The similarity in religious traditions is also emphasized in an accompanying miniature exhibition in an adjacent gallery, called “Scriptorium” — the “place where scribes write and illuminate books or scrolls.” Here are samples of parchment (skins of goats, sheep and deer); several kinds of traditional paper (including ahar — paper coated with alum and egg whites); display cases with the sources of pigments like pomegranate peel or dried insects; and videos on the creation of pens and inks and manuscripts. An activity table is also planned.
So much is shared in these three faiths. But the distinctions are also important and tend to be too aggressively minimized. For example: the biblical story of Abraham welcoming the three messengers who announce that his aged wife will give birth is pictured here in an elegant image from a 15th-century New Testament “Gospel According to Luke,” from Muscovy. The haloed visitors actually anticipate the Magi bringing gifts, and, as the label points out, give a presentiment of the doctrine of the Trinity.
Or again, in the Koran, Moses and Mary, the mother of Jesus, are both treated as prophets, but they are reinterpreted as heralds of what is yet to come.
In fact, because Christianity developed out of Judaism, and Islam grew out of both, similarities and allusions are also the markers of great differences. Each religion aggressively reinterpreted its predecessors, accepting its sacred texts but radically altering their implications and meanings. And each predecessor religion, in turn, opposed attempts to treat it as a prelude to something greater.

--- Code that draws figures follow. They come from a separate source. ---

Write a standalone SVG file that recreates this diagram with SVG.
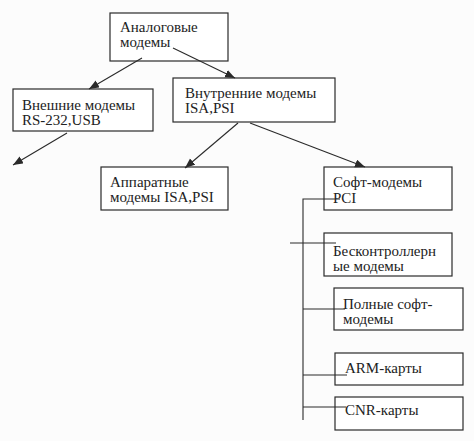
<svg xmlns="http://www.w3.org/2000/svg" width="474" height="441" viewBox="0 0 474 441">
<defs>
<style>
.box{fill:#fff;stroke:#2a2a2a;stroke-width:1.2}
.t{font-family:"Liberation Serif","DejaVu Serif","Times New Roman",serif;font-size:15px;fill:#222}
.c{fill:none;stroke:#2a2a2a;stroke-width:1.1}
</style>
<marker id="ah" markerUnits="userSpaceOnUse" markerWidth="11" markerHeight="9" refX="10" refY="4" orient="auto">
<path d="M0,0 L10,4 L0,8 z" fill="#2a2a2a"/>
</marker>
</defs>
<rect width="474" height="441" fill="#fcfcfc"/>
<g id="n1"><rect class="box" x="110" y="13" width="118" height="48"/><text class="t" x="120" y="32">Аналоговые</text><text class="t" x="120" y="47">модемы</text></g>
<g id="n2"><rect class="box" x="13" y="89" width="140" height="42"/><text class="t" x="22" y="110">Внешние модемы</text><text class="t" x="22" y="125">RS-232,USB</text></g>
<g id="n3"><rect class="box" x="173" y="78" width="162" height="44"/><text class="t" x="185" y="98">Внутренние модемы</text><text class="t" x="185" y="113">ISA,PSI</text></g>
<g id="n4"><rect class="box" x="101" y="167" width="127" height="43"/><text class="t" x="110" y="187">Аппаратные</text><text class="t" x="110" y="202">модемы ISA,PSI</text></g>
<g id="n5"><rect class="box" x="324" y="167" width="128" height="43"/><text class="t" x="333" y="187">Софт-модемы</text><text class="t" x="333" y="203">PCI</text></g>
<g id="n6"><rect class="box" x="324" y="233" width="128" height="43"/><text class="t" x="333" y="256">Бесконтроллерн</text><text class="t" x="333" y="271">ые модемы</text></g>
<g id="n7"><rect class="box" x="334" y="288" width="129" height="42"/><text class="t" x="343" y="309">Полные софт-</text><text class="t" x="343" y="324">модемы</text></g>
<g id="n8"><rect class="box" x="335" y="353" width="128" height="32"/><text class="t" x="345" y="373">ARM-карты</text></g>
<g id="n9"><rect class="box" x="335" y="397" width="128" height="33"/><text class="t" x="345" y="415">CNR-карты</text></g>
<g id="connectors">
<line class="c" x1="142" y1="58" x2="89" y2="89" marker-end="url(#ah)"/>
<line class="c" x1="173" y1="48" x2="235" y2="78" marker-end="url(#ah)"/>
<line class="c" x1="67" y1="133" x2="13" y2="165" marker-end="url(#ah)"/>
<line class="c" x1="238" y1="123" x2="185" y2="168" marker-end="url(#ah)"/>
<line class="c" x1="250" y1="123" x2="365" y2="167" marker-end="url(#ah)"/>
<polyline class="c" points="340,199 303,199 303,420"/>
<line class="c" x1="290" y1="243" x2="336" y2="243"/>
<line class="c" x1="303" y1="309" x2="345" y2="309"/>
<line class="c" x1="303" y1="375" x2="347" y2="375"/>
<line class="c" x1="303" y1="407" x2="346" y2="407"/>
</g>
</svg>
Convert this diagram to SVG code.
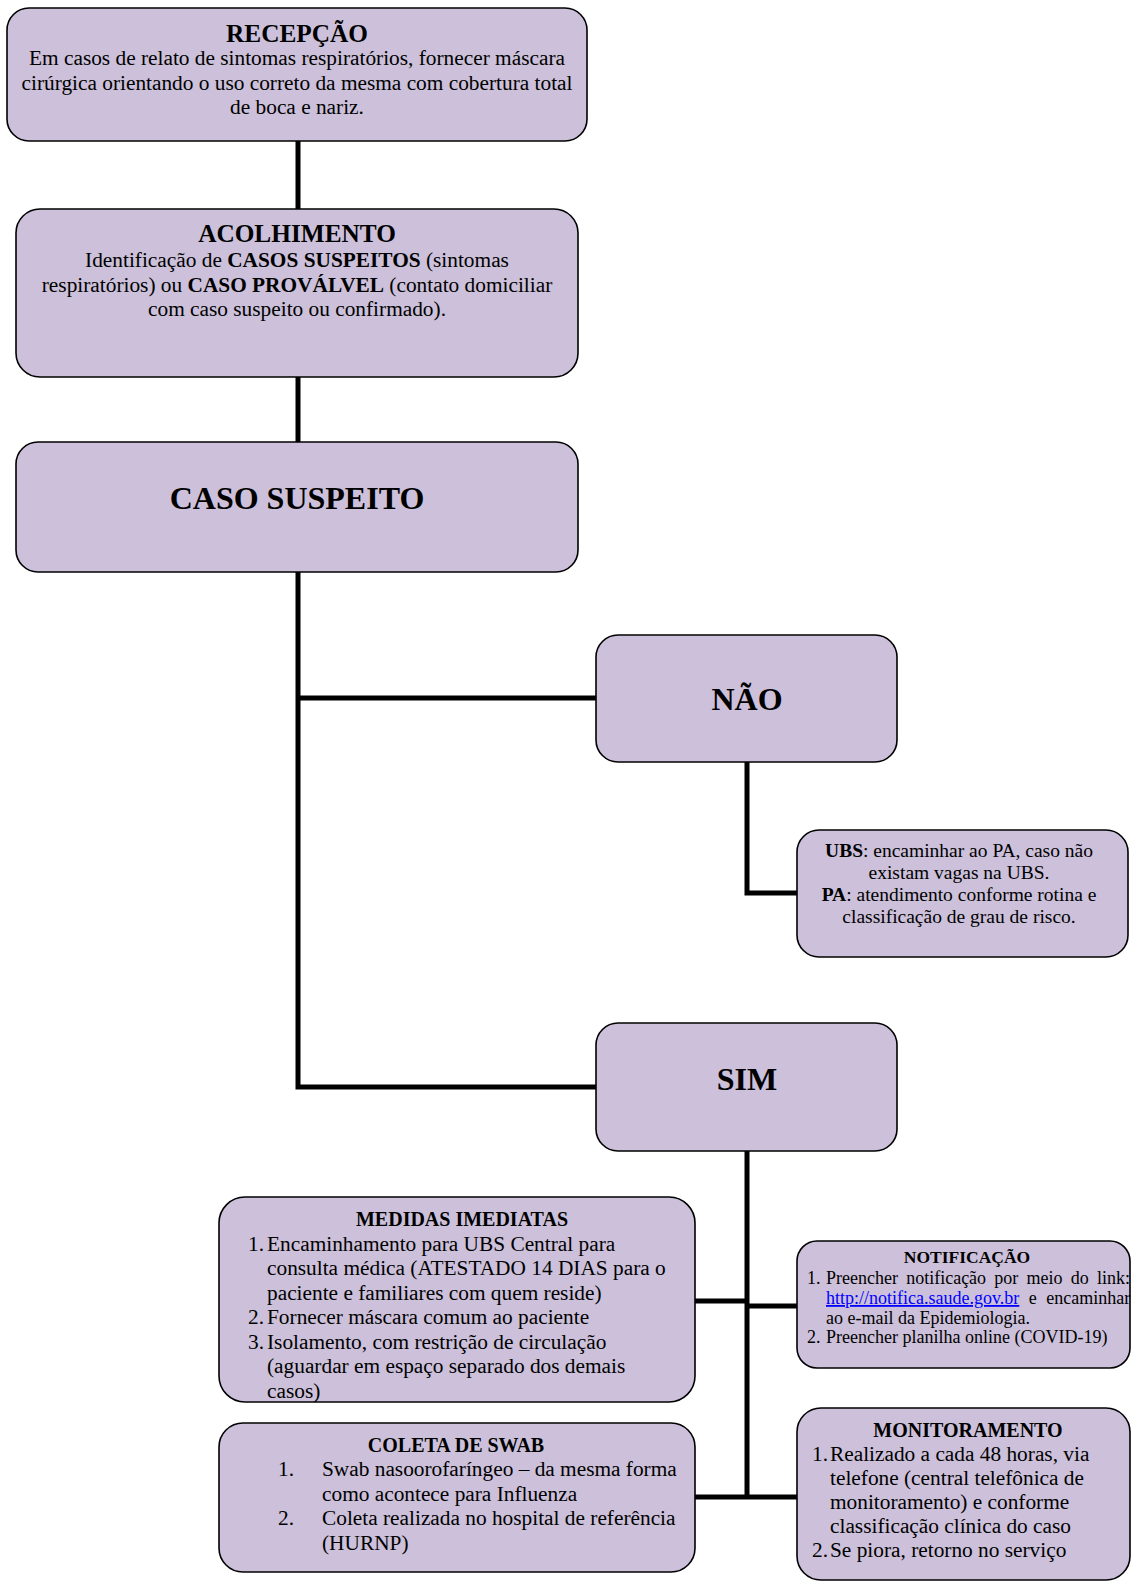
<svg xmlns="http://www.w3.org/2000/svg" width="1131" height="1583" viewBox="0 0 1131 1583">
<style>
.box{fill:#CCC0DA;stroke:#000;stroke-width:1.6}
.conn{fill:none;stroke:#000;stroke-width:5;stroke-linejoin:miter}
text{font-family:"Liberation Serif","Times New Roman",serif;fill:#000}
.t{font-weight:bold;font-size:25.3px;text-anchor:middle}
.b{font-size:21.33px}
.c{text-anchor:middle}
.big{font-weight:bold;font-size:32px;text-anchor:middle}
.st{font-weight:bold;font-size:20px;text-anchor:middle}
.s{font-size:19.5px;text-anchor:middle}
.n{font-size:18px}
.bold{font-weight:bold}
.link{fill:#0000FF;text-decoration:underline}
</style>
<rect width="1131" height="1583" fill="#fff"/>
<g id="connectors">
<path class="conn" d="M298 141 V209"/>
<path class="conn" d="M298 377 V442"/>
<path class="conn" d="M298 572 V1087 H596"/>
<path class="conn" d="M298 698 H596"/>
<path class="conn" d="M747 762 V893 H797"/>
<path class="conn" d="M747 1151 V1499"/>
<path class="conn" d="M695 1301 H747"/>
<path class="conn" d="M747 1306 H797"/>
<path class="conn" d="M695 1497 H797"/>
</g>
<g id="recepcao">
<rect class="box" x="7" y="8" width="580" height="133" rx="22"/>
<text class="t" x="297" y="42">RECEPÇÃO</text>
<text class="b c" x="297" y="65">Em casos de relato de sintomas respiratórios, fornecer máscara</text>
<text class="b c" x="297" y="89.5">cirúrgica orientando o uso correto da mesma com cobertura total</text>
<text class="b c" x="297" y="114">de boca e nariz.</text>
</g>
<g id="acolhimento">
<rect class="box" x="16" y="209" width="562" height="168" rx="24"/>
<text class="t" x="297" y="242">ACOLHIMENTO</text>
<text class="b c" x="297" y="267">Identificação de <tspan class="bold">CASOS SUSPEITOS</tspan> (sintomas</text>
<text class="b c" x="297" y="291.5">respiratórios) ou <tspan class="bold">CASO PROVÁLVEL</tspan> (contato domiciliar</text>
<text class="b c" x="297" y="316">com caso suspeito ou confirmado).</text>
</g>
<g id="caso-suspeito">
<rect class="box" x="16" y="442" width="562" height="130" rx="22"/>
<text class="big" x="297" y="509">CASO SUSPEITO</text>
</g>
<g id="nao">
<rect class="box" x="596" y="635" width="301" height="127" rx="22"/>
<text class="big" x="747" y="710">NÃO</text>
</g>
<g id="nao-detalhe">
<rect class="box" x="797" y="830" width="331" height="127" rx="22"/>
<text class="s" x="959" y="857"><tspan class="bold">UBS</tspan>: encaminhar ao PA, caso não</text>
<text class="s" x="959" y="879">existam vagas na UBS.</text>
<text class="s" x="959" y="901"><tspan class="bold">PA</tspan>: atendimento conforme rotina e</text>
<text class="s" x="959" y="923">classificação de grau de risco.</text>
</g>
<g id="sim">
<rect class="box" x="596" y="1023" width="301" height="128" rx="22"/>
<text class="big" x="747" y="1090">SIM</text>
</g>
<g id="medidas-imediatas">
<rect class="box" x="219" y="1197" width="476" height="205" rx="26"/>
<text class="st" x="462" y="1226">MEDIDAS IMEDIATAS</text>
<text class="b" x="248" y="1250.5">1.</text>
<text class="b" x="267" y="1250.5">Encaminhamento para UBS Central para</text>
<text class="b" x="267" y="1275">consulta médica (ATESTADO 14 DIAS para o</text>
<text class="b" x="267" y="1299.5">paciente e familiares com quem reside)</text>
<text class="b" x="248" y="1324">2.</text>
<text class="b" x="267" y="1324">Fornecer máscara comum ao paciente</text>
<text class="b" x="248" y="1348.5">3.</text>
<text class="b" x="267" y="1348.5">Isolamento, com restrição de circulação</text>
<text class="b" x="267" y="1373">(aguardar em espaço separado dos demais</text>
<text class="b" x="267" y="1397.5">casos)</text>
</g>
<g id="notificacao">
<rect class="box" x="797" y="1241" width="333" height="127" rx="20"/>
<text class="bold" x="967" y="1263" text-anchor="middle" font-size="17.5">NOTIFICAÇÃO</text>
<text class="n" x="807" y="1284">1.</text>
<text class="n" x="826" y="1284" word-spacing="3.7">Preencher notificação por meio do link:</text>
<text class="n" x="826" y="1304" word-spacing="5"><tspan class="link">http://notifica.saude.gov.br</tspan> e encaminhar</text>
<text class="n" x="826" y="1323.5">ao e-mail da Epidemiologia.</text>
<text class="n" x="807" y="1343">2.</text>
<text class="n" x="826" y="1343">Preencher planilha online (COVID-19)</text>
</g>
<g id="coleta-swab">
<rect class="box" x="219" y="1423" width="476" height="149" rx="24"/>
<text class="st" x="456" y="1452">COLETA DE SWAB</text>
<text class="b" x="278" y="1476">1.</text>
<text class="b" x="322" y="1476">Swab nasoorofaríngeo – da mesma forma</text>
<text class="b" x="322" y="1500.5">como acontece para Influenza</text>
<text class="b" x="278" y="1525">2.</text>
<text class="b" x="322" y="1525">Coleta realizada no hospital de referência</text>
<text class="b" x="322" y="1549.5">(HURNP)</text>
</g>
<g id="monitoramento">
<rect class="box" x="797" y="1408" width="333" height="172" rx="24"/>
<text class="st" x="968" y="1437">MONITORAMENTO</text>
<text class="b" x="812" y="1461">1.</text>
<text class="b" x="830" y="1461">Realizado a cada 48 horas, via</text>
<text class="b" x="830" y="1485">telefone (central telefônica de</text>
<text class="b" x="830" y="1509">monitoramento) e conforme</text>
<text class="b" x="830" y="1533">classificação clínica do caso</text>
<text class="b" x="812" y="1557">2.</text>
<text class="b" x="830" y="1557">Se piora, retorno no serviço</text>
</g>
</svg>
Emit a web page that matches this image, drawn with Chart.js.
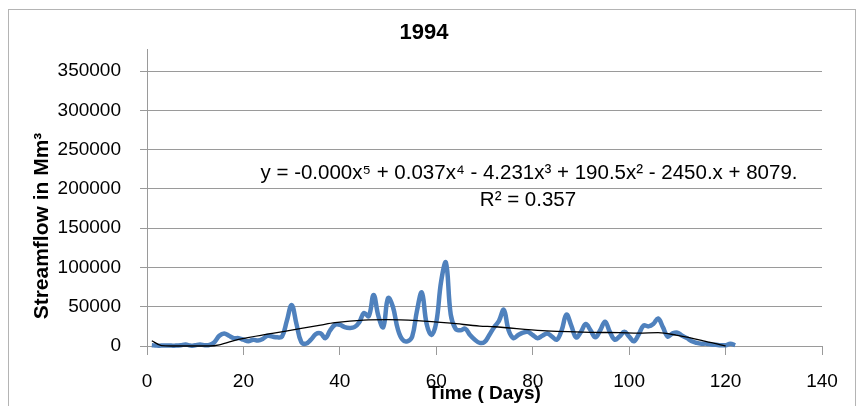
<!DOCTYPE html>
<html><head><meta charset="utf-8">
<script src="https://cdn.jsdelivr.net/npm/chart.js"></script>
<style>html,body{margin:0;padding:0;background:#fff}#wrap{width:862px;height:406px}</style>
</head><body><div id="wrap"><canvas id="c" width="862" height="406"></canvas></div>
<script>
const chartTitle = '1994';
const xTitle = 'Time ( Days)';
const yTitle = 'Streamflow in Mm³';
const equation = 'y = -0.000x⁵ + 0.037x⁴ - 4.231x³ + 190.5x² - 2450.x + 8079.';
const rSquared = 'R² = 0.357';

const days = [1,2,3,4,5,6,7,8,9,10,11,12,13,14,15,16,17,18,19,20,21,22,23,24,25,26,27,28,29,30,
  31,32,33,34,35,36,37,38,39,40,41,42,43,44,45,46,47,48,49,50,51,52,53,54,55,56,57,58,59,60,
  61,62,63,64,65,66,67,68,69,70,71,72,73,74,75,76,77,78,79,80,81,82,83,84,85,86,87,88,89,90,
  91,92,93,94,95,96,97,98,99,100,101,102,103,104,105,106,107,108,109,110,111,112,113,114,115,116,117,118,119,120,121,122];
const flow = [1000,500,500,500,500,500,1000,2000,500,1000,2000,1000,1500,5000,13000,16000,13000,10000,10000,8000,
  6000,8000,7000,9000,13000,12000,11000,12000,32000,52000,28000,5000,3000,8000,15000,16000,10000,20000,27000,27000,
  24000,23000,24000,30000,42000,38000,65000,38000,24000,61000,50000,22000,8000,6000,12000,45000,68000,28000,14000,30000,
  82000,106000,40000,22000,20000,22000,14000,8000,4000,5000,14000,24000,32000,46000,20000,10000,14000,17000,18000,14000,
  10000,13000,16000,12000,8000,20000,40000,26000,11000,18000,28000,20000,11000,20000,31000,18000,8000,12000,18000,12000,
  6000,15000,26000,25000,28000,35000,24000,12000,16000,17000,13000,10000,6000,4000,3000,3000,2000,1500,1000,1000,3000,1000];

const trendDays = [1,3,5,13,15,19,26,32,36,39,45,50,56,63,69,72,82,92,98,102,106,110,115,119,120];
const trendValues = [6700,500,0,0,1500,8500,16000,22500,26700,29700,33000,33500,32200,29000,25400,24500,19500,17400,17000,16500,17000,13500,7300,1300,0];

const xTicks = [0,20,40,60,80,100,120,140];
const yTicks = [0,50000,100000,150000,200000,250000,300000,350000];

const FONT = 'Liberation Sans';

const deco = {
  id: 'deco',
  beforeDraw(chart) {
    const ctx = chart.ctx;
    ctx.save();
    ctx.fillStyle = '#fff';
    ctx.fillRect(0, 0, chart.width, chart.height);
    ctx.strokeStyle = '#b4b4b4';
    ctx.lineWidth = 1;
    ctx.strokeRect(8.5, 9.5, 847, 420);
    ctx.restore();
  },
  afterDraw(chart) {
    const ctx = chart.ctx;
    const a = chart.chartArea;
    ctx.save();
    ctx.fillStyle = '#000';
    ctx.textAlign = 'center';
    ctx.textBaseline = 'middle';
    ctx.font = 'bold 22px ' + FONT;
    ctx.fillText(chartTitle, 424, 33);
    ctx.font = 'bold 19px ' + FONT;
    ctx.fillText(xTitle, (a.left + a.right) / 2, 394);
    ctx.font = '20.5px ' + FONT;
    ctx.fillText(equation, 529, 173);
    ctx.fillText(rSquared, 528, 200);
    ctx.translate(42, 226);
    ctx.rotate(-Math.PI / 2);
    ctx.font = 'bold 21px ' + FONT;
    ctx.fillText(yTitle, 0, 0);
    ctx.restore();
  }
};

new Chart(document.getElementById('c'), {
  type: 'line',
  data: {
    datasets: [
      {
        data: days.map((d, i) => ({ x: d, y: flow[i] })),
        borderColor: '#4f81bd',
        borderWidth: 4.5,
        pointRadius: 0,
        tension: 0.4,
        clip: false,
        order: 2
      },
      {
        data: trendDays.map((d, i) => ({ x: d, y: trendValues[i] })),
        borderColor: '#000',
        borderWidth: 1.3,
        pointRadius: 0,
        cubicInterpolationMode: 'monotone',
        clip: false,
        order: 1
      }
    ]
  },
  options: {
    responsive: false,
    animation: false,
    layout: { padding: { top: 49, right: 40, left: 0, bottom: 0 } },
    plugins: { legend: { display: false }, title: { display: false }, tooltip: { enabled: false } },
    scales: {
      x: {
        type: 'linear',
        min: 0, max: 140,
        afterBuildTicks: s => { s.ticks = xTicks.map(v => ({ value: v })); },
        afterFit: s => { s.height = 60; },
        ticks: { color: '#000', font: { family: FONT, size: 19 }, padding: 15, maxRotation: 0, callback: v => String(v) },
        grid: { display: true, drawOnChartArea: false, drawTicks: true, tickLength: 9, color: '#9a9a9a', lineWidth: 1 },
        border: { display: true, color: '#9a9a9a', width: 1 }
      },
      y: {
        min: 0, max: 378000,
        afterBuildTicks: s => { s.ticks = yTicks.map(v => ({ value: v })); },
        afterFit: s => { s.width = 147; },
        ticks: { color: '#000', font: { family: FONT, size: 19 }, padding: 19, callback: v => String(v) },
        grid: { color: '#9a9a9a', lineWidth: 1, drawTicks: true, tickLength: 7 },
        border: { display: true, color: '#9a9a9a', width: 1 }
      }
    }
  },
  plugins: [deco]
});
</script>
</body></html>
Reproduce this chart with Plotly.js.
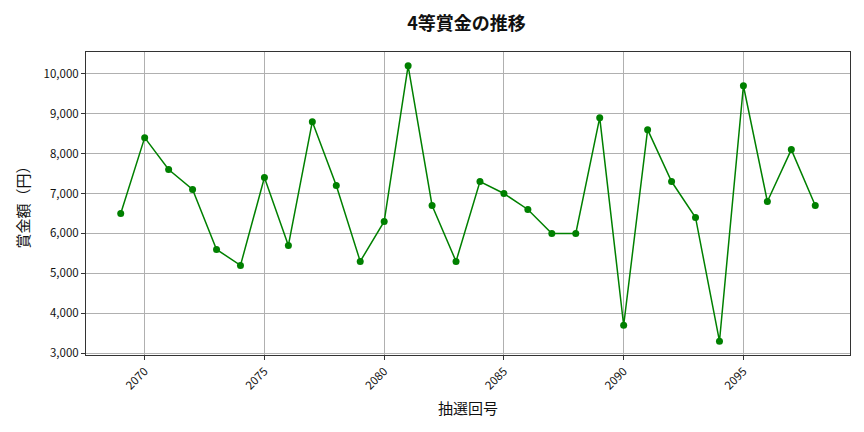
<!DOCTYPE html>
<html>
<head>
<meta charset="utf-8">
<script src="https://cdn.plot.ly/plotly-3.0.1.min.js"></script>
<style>body{margin:0;} #chart{width:864px;height:432px;}</style>
</head>
<body>
<div id="chart"></div>
<script>
const draws = [2069, 2070, 2071, 2072, 2073, 2074, 2075, 2076, 2077, 2078,
  2079, 2080, 2081, 2082, 2083, 2084, 2085, 2086, 2087, 2088,
  2089, 2090, 2091, 2092, 2093, 2094, 2095, 2096, 2097, 2098]
const prizes = [6500, 8400, 7600, 7100, 5600, 5200, 7400, 5700, 8800, 7200,
  5300, 6300, 10200, 6700, 5300, 7300, 7000, 6600, 6000, 6000,
  8900, 3700, 8600, 7300, 6400, 3300, 9700, 6800, 8100, 6700]

const font = 'Noto Sans CJK JP, Noto Sans, sans-serif'

var line = {
  x: draws,
  y: prizes,
  type: 'scatter',
  mode: 'lines+markers',
  line: {color: 'green', width: 1.5},
  marker: {color: 'green', size: 7}
};

var layout = {
  width: 864,
  height: 432,
  margin: {l: 86, r: 14, t: 52, b: 77},
  paper_bgcolor: 'white',
  plot_bgcolor: 'white',
  showlegend: false,
  font: {family: font, color: '#111'},
  title: {text: '<b>4等賞金の推移</b>', font: {size: 18, family: font, color: '#111'}, x: 0.54, xanchor: 'center', y: 0.945, yanchor: 'middle'},
  xaxis: {
    title: {text: '抽選回号', font: {size: 15, color: '#111'}, standoff: 12},
    range: [2067.55, 2099.45],
    tickvals: [2070, 2075, 2080, 2085, 2090, 2095],
    tickangle: -45,
    tickfont: {size: 11.5, color: '#111'},
    showgrid: true, gridcolor: '#b0b0b0', gridwidth: 0.8,
    showline: true, linecolor: '#333', linewidth: 1, mirror: true,
    ticks: 'outside', ticklen: 4, tickcolor: '#333',
    zeroline: false
  },
  yaxis: {
    title: {text: '賞金額（円）', font: {size: 15, color: '#111'}, standoff: 10},
    range: [2955, 10545],
    dtick: 1000,
    tickformat: ',d',
    tickfont: {size: 11.5, color: '#111'},
    showgrid: true, gridcolor: '#b0b0b0', gridwidth: 0.8,
    showline: true, linecolor: '#333', linewidth: 1, mirror: true,
    ticks: 'outside', ticklen: 4, tickcolor: '#333',
    zeroline: false
  }
};

Plotly.newPlot('chart', [line], layout, {displayModeBar: false});
</script>
</body>
</html>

These are not subtle disputes, and the consequences were far from ecumenical, particularly when successor religions sought to spread their beliefs through conquest and conversion. And while the three share many traits — these are not primarily meditative or contemplative religions, after all, and they are indeed historical faiths, concerned with action, even with mission — their commonalities also lead to profound contrasts. For two millenniums, Judaism, tied to a particular people, was the least outwardly directed, but all three religions saw themselves as shaping world history. Each one also imagined a distinctive role for believers within it. And here the three are quite diverse indeed.
This is, of course, beyond the scope of this show. But understanding this would mean examining the three faiths more closely for their differences. And it might lead to other conclusions as well, even about recent inspirations for contemporary ecumenicism. The practitioners of terror who proudly declare their Islamic allegiance, like the spiritual leaders who praise them, are presenting one Islamic view of what direction history should take and what part believers should play in it.
That interpretation is not as much an anomaly as it might seem — though it doesn’t necessarily lead to violent acts. But it also may help explain why we do not hear much about exhibitions like this one, emphasizing “what we share,” originating in lands where that vision flourishes.
“Three Faiths: Judaism, Christianity, Islam” is on view through Feb. 27 at the New York Public Library; nypl.org.